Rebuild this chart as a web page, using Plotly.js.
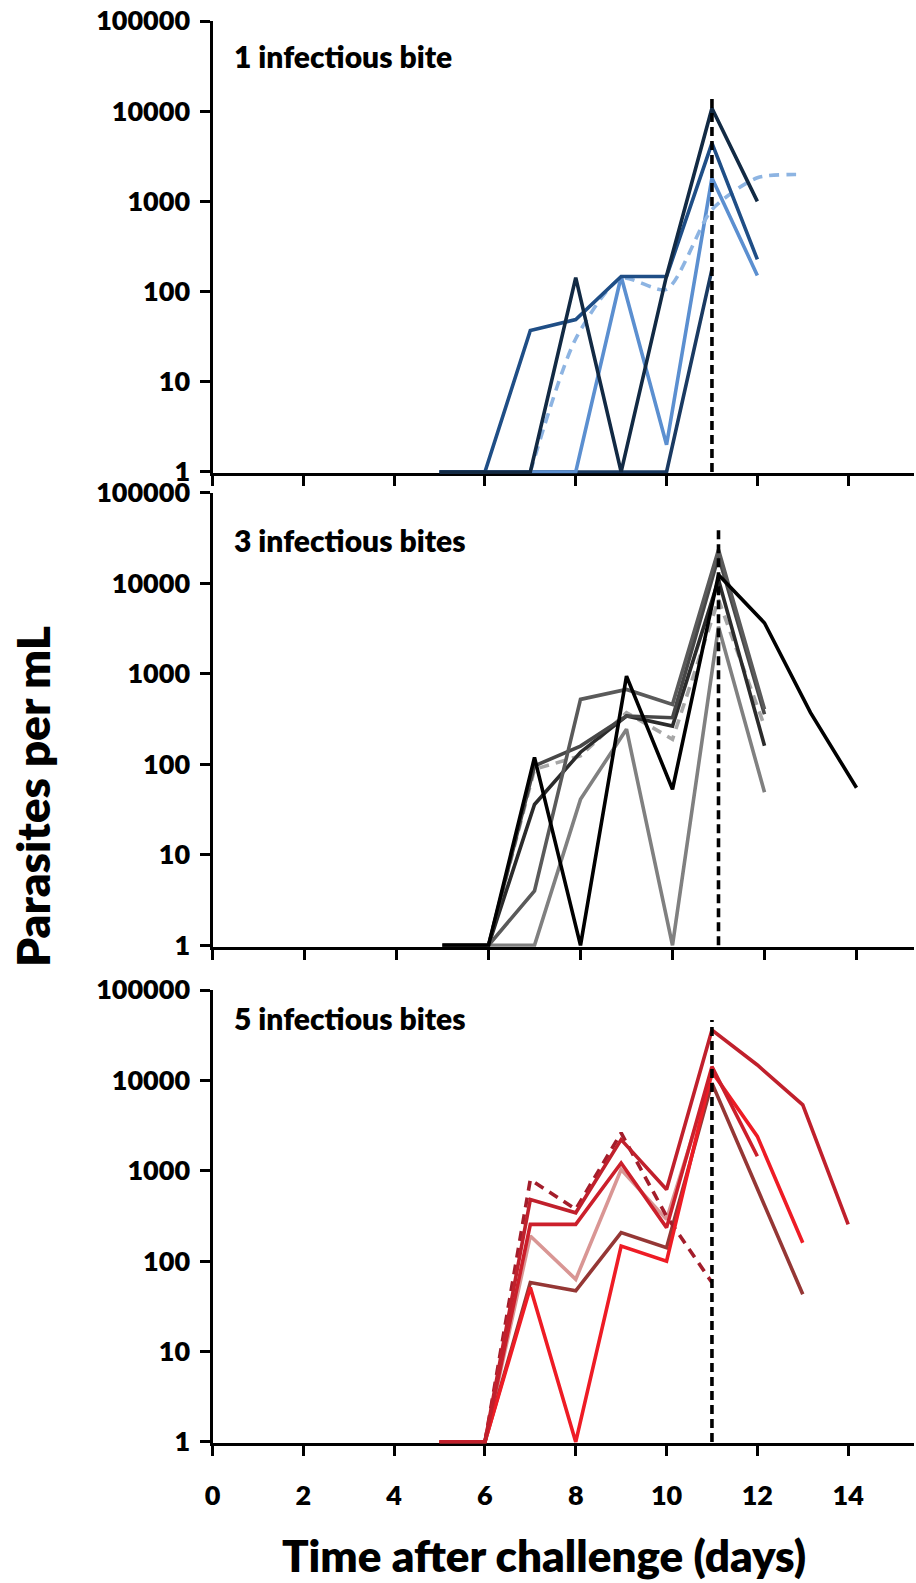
<!DOCTYPE html>
<html><head><meta charset="utf-8">
<script src="https://cdn.plot.ly/plotly-3.0.1.min.js"></script>
<style>body{margin:0;background:#fff}#chart{width:916px;height:1583px}</style>
</head><body><div id="chart"></div>
<script>
// ---------- DATA ----------
const panelLabels = ["1 infectious bite", "3 infectious bites", "5 infectious bites"];
const yTickVals = [1, 10, 100, 1000, 10000, 100000];
const yTickText = ["1", "10", "100", "1000", "10000", "100000"];
const xTickVals = [0, 2, 4, 6, 8, 10, 12, 14];
const xTickText = ["0", "2", "4", "6", "8", "10", "12", "14"];
const markerDay = 11;
const markerTop = [15500, 42000, 46500];

// Panel 1 (1 infectious bite)
const p1aDays = [5, 6, 7, 8, 9, 10, 11, 12];
const p1aVals = [1, 1, 37, 49, 147, 147, 4430, 227];
const p1bDays = [5, 6, 7, 8, 9, 10, 11, 12];
const p1bVals = [1, 1, 1, 143, 1, 150, 10800, 1000];
const p1cDays = [5, 6, 7, 8, 9, 10, 11, 12];
const p1cVals = [1, 1, 1, 1, 147, 2, 1820, 151];
const p1dDays = [5, 6, 7, 8, 9, 10, 11];
const p1dVals = [1, 1, 1, 1, 1, 1, 176];
const p1eDays = [7, 8, 9, 10, 11, 12, 13];
const p1eVals = [1, 30, 140, 106, 810, 1830, 1980];

// Panel 2 (3 infectious bites)
const p2aDays = [5, 6, 7, 8, 9, 10, 11, 12, 13, 14];
const p2aVals = [1, 1, 119, 1, 941, 53, 12400, 3640, 372, 55];
const p2bDays = [5, 6, 7, 8, 9, 10, 11, 12];
const p2bVals = [1, 1, 4, 521, 671, 459, 23400, 405];
const p2cDays = [5, 6, 7, 8, 9, 10, 11, 12];
const p2cVals = [1, 1, 96, 159, 341, 327, 19700, 356];
const p2dDays = [5, 6, 7, 8, 9, 10, 11, 12];
const p2dVals = [1, 1, 36, 136, 341, 264, 10900, 160];
const p2eDays = [5, 6, 7, 8, 9, 10, 11, 12];
const p2eVals = [1, 1, 1, 41, 244, 1, 3300, 49];
const p2fDays = [6, 7, 8, 9, 10, 11, 12];
const p2fVals = [1, 88, 124, 372, 189, 6580, 264];

// Panel 3 (5 infectious bites)
const p3aDays = [5, 6, 7, 8, 9, 10, 11, 12, 13, 14];
const p3aVals = [1, 1, 482, 343, 2210, 621, 36000, 14800, 5370, 255];
const p3bDays = [5, 6, 7, 8, 9, 10, 11, 12];
const p3bVals = [1, 1, 255, 255, 1220, 235, 14200, 1450];
const p3cDays = [5, 6, 7, 8, 9, 10, 11, 12, 13];
const p3cVals = [1, 1, 51, 1, 147, 100, 12500, 2400, 160];
const p3dDays = [5, 6, 7, 8, 9, 10, 11, 12, 13];
const p3dVals = [1, 1, 58, 47, 207, 141, 9330, 620, 43];
const p3eDays = [5, 6, 7, 8, 9, 10, 11];
const p3eVals = [1, 1, 190, 63, 1030, 290, 11500];
const p3fDays = [6, 7, 8, 9, 10, 11];
const p3fVals = [1, 800, 375, 2620, 314, 58];

// ---------- STYLE / LAYOUT ----------
const W = 916, H = 1583;
const FONT = "Lato, 'Open Sans', sans-serif";
const px = v => v / W;
const py = v => 1 - v / H;
const LW = 3.6;

function line(x, y, color, ax, dash, shape) {
  return {
    x: x, y: y, type: "scatter", mode: "lines",
    xaxis: ax[0], yaxis: ax[1], hoverinfo: "skip",
    line: {color: color, width: LW, dash: dash || "solid", shape: shape || "linear", smoothing: 0.7}
  };
}
const A1 = ["x", "y"], A2 = ["x2", "y2"], A3 = ["x3", "y3"];
const DASH = "10px,7px";
const VDASH = "9px,5px";

const traces = [
  line(p1dDays, p1dVals, "#1a3a62", A1),
  line(p1cDays, p1cVals, "#5b8fd0", A1),
  line(p1eDays, p1eVals, "#8db4e2", A1, DASH, "spline"),
  line(p1aDays, p1aVals, "#1f4e86", A1),
  line(p1bDays, p1bVals, "#122a44", A1),
  line([markerDay, markerDay], [1, markerTop[0]], "#000000", A1, VDASH),

  line(p2eDays, p2eVals, "#808080", A2),
  line(p2fDays, p2fVals, "#a6a6a6", A2, DASH),
  line(p2dDays, p2dVals, "#2b2b2b", A2),
  line(p2cDays, p2cVals, "#474747", A2),
  line(p2bDays, p2bVals, "#5a5a5a", A2),
  line(p2aDays, p2aVals, "#000000", A2),
  line([markerDay, markerDay], [1, markerTop[1]], "#000000", A2, VDASH),

  line(p3eDays, p3eVals, "#d99694", A3),
  line(p3dDays, p3dVals, "#953735", A3),
  line(p3fDays, p3fVals, "#a31d2b", A3, DASH),
  line(p3cDays, p3cVals, "#ee1c25", A3),
  line(p3bDays, p3bVals, "#cc1f2b", A3),
  line(p3aDays, p3aVals, "#c0202c", A3),
  line([markerDay, markerDay], [1, markerTop[2]], "#000000", A3, VDASH)
];

const TICKFONT = {family: FONT, size: 27, color: "#000", weight: 800};
const xDom = [px(212.5), px(914)];
function xAxis(anchor, range, labels) {
  return {
    domain: xDom, anchor: anchor, range: range, showgrid: false, zeroline: false,
    showline: true, linecolor: "#000", linewidth: 3, layer: "below traces",
    ticks: "outside", ticklen: 10, tickwidth: 3, tickcolor: "#000",
    tickmode: "array", tickvals: xTickVals, ticktext: xTickText,
    showticklabels: labels, ticklabelstandoff: 16, tickfont: TICKFONT
  };
}
function yAxis(anchor, top, bottom) {
  return {
    domain: [py(bottom), py(top)], anchor: anchor, type: "log", range: [-0.015, 5],
    showgrid: false, zeroline: false, showline: true, linecolor: "#000", linewidth: 3,
    layer: "below traces", ticks: "outside", ticklen: 10, tickwidth: 3, tickcolor: "#000",
    tickmode: "array", tickvals: yTickVals, ticktext: yTickText, ticklabelstandoff: 4,
    tickfont: TICKFONT
  };
}

const labelY = [56, 540, 1018];
const annotations = panelLabels.map((t, i) => ({
  text: t, xref: "paper", yref: "paper", x: px(232), y: py(labelY[i]),
  xanchor: "left", yanchor: "middle", showarrow: false,
  font: {family: FONT, size: 30, color: "#000", weight: 800}
}));
annotations.push({
  text: "Parasites per mL", xref: "paper", yref: "paper", x: px(32), y: py(797),
  xanchor: "center", yanchor: "middle", textangle: -90, showarrow: false,
  font: {family: FONT, size: 46, color: "#000", weight: 800}
});
annotations.push({
  text: "Time after challenge (days)", xref: "paper", yref: "paper", x: px(544), y: py(1555),
  xanchor: "center", yanchor: "middle", showarrow: false,
  font: {family: FONT, size: 44, color: "#000", weight: 800}
});

const layout = {
  width: W, height: H, margin: {l: 0, r: 0, t: 0, b: 0},
  paper_bgcolor: "#fff", plot_bgcolor: "rgba(0,0,0,0)", showlegend: false,
  xaxis: xAxis("y", [0, 15.45], false),
  yaxis: yAxis("x", 21, 473.3),
  xaxis2: xAxis("y2", [0, 15.25], false),
  yaxis2: yAxis("x2", 492.7, 946.7),
  xaxis3: xAxis("y3", [0, 15.45], true),
  yaxis3: yAxis("x3", 990, 1443.3),
  annotations: annotations
};

Plotly.newPlot("chart", traces, layout, {staticPlot: true, displayModeBar: false});
</script>
</body></html>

------------------------------------------------

TO DO → Leave out the pictures and repeat exactly the lines from the start of the material through the line that contains "const p2fVals = [1, 88, 124, 372, 189, 6580, 264];", both included.

EXERCISE RESULT →
Rebuild this chart as a web page, using Plotly.js.
<!DOCTYPE html>
<html><head><meta charset="utf-8">
<script src="https://cdn.plot.ly/plotly-3.0.1.min.js"></script>
<style>body{margin:0;background:#fff}#chart{width:916px;height:1583px}</style>
</head><body><div id="chart"></div>
<script>
// ---------- DATA ----------
const panelLabels = ["1 infectious bite", "3 infectious bites", "5 infectious bites"];
const yTickVals = [1, 10, 100, 1000, 10000, 100000];
const yTickText = ["1", "10", "100", "1000", "10000", "100000"];
const xTickVals = [0, 2, 4, 6, 8, 10, 12, 14];
const xTickText = ["0", "2", "4", "6", "8", "10", "12", "14"];
const markerDay = 11;
const markerTop = [15500, 42000, 46500];

// Panel 1 (1 infectious bite)
const p1aDays = [5, 6, 7, 8, 9, 10, 11, 12];
const p1aVals = [1, 1, 37, 49, 147, 147, 4430, 227];
const p1bDays = [5, 6, 7, 8, 9, 10, 11, 12];
const p1bVals = [1, 1, 1, 143, 1, 150, 10800, 1000];
const p1cDays = [5, 6, 7, 8, 9, 10, 11, 12];
const p1cVals = [1, 1, 1, 1, 147, 2, 1820, 151];
const p1dDays = [5, 6, 7, 8, 9, 10, 11];
const p1dVals = [1, 1, 1, 1, 1, 1, 176];
const p1eDays = [7, 8, 9, 10, 11, 12, 13];
const p1eVals = [1, 30, 140, 106, 810, 1830, 1980];

// Panel 2 (3 infectious bites)
const p2aDays = [5, 6, 7, 8, 9, 10, 11, 12, 13, 14];
const p2aVals = [1, 1, 119, 1, 941, 53, 12400, 3640, 372, 55];
const p2bDays = [5, 6, 7, 8, 9, 10, 11, 12];
const p2bVals = [1, 1, 4, 521, 671, 459, 23400, 405];
const p2cDays = [5, 6, 7, 8, 9, 10, 11, 12];
const p2cVals = [1, 1, 96, 159, 341, 327, 19700, 356];
const p2dDays = [5, 6, 7, 8, 9, 10, 11, 12];
const p2dVals = [1, 1, 36, 136, 341, 264, 10900, 160];
const p2eDays = [5, 6, 7, 8, 9, 10, 11, 12];
const p2eVals = [1, 1, 1, 41, 244, 1, 3300, 49];
const p2fDays = [6, 7, 8, 9, 10, 11, 12];
const p2fVals = [1, 88, 124, 372, 189, 6580, 264];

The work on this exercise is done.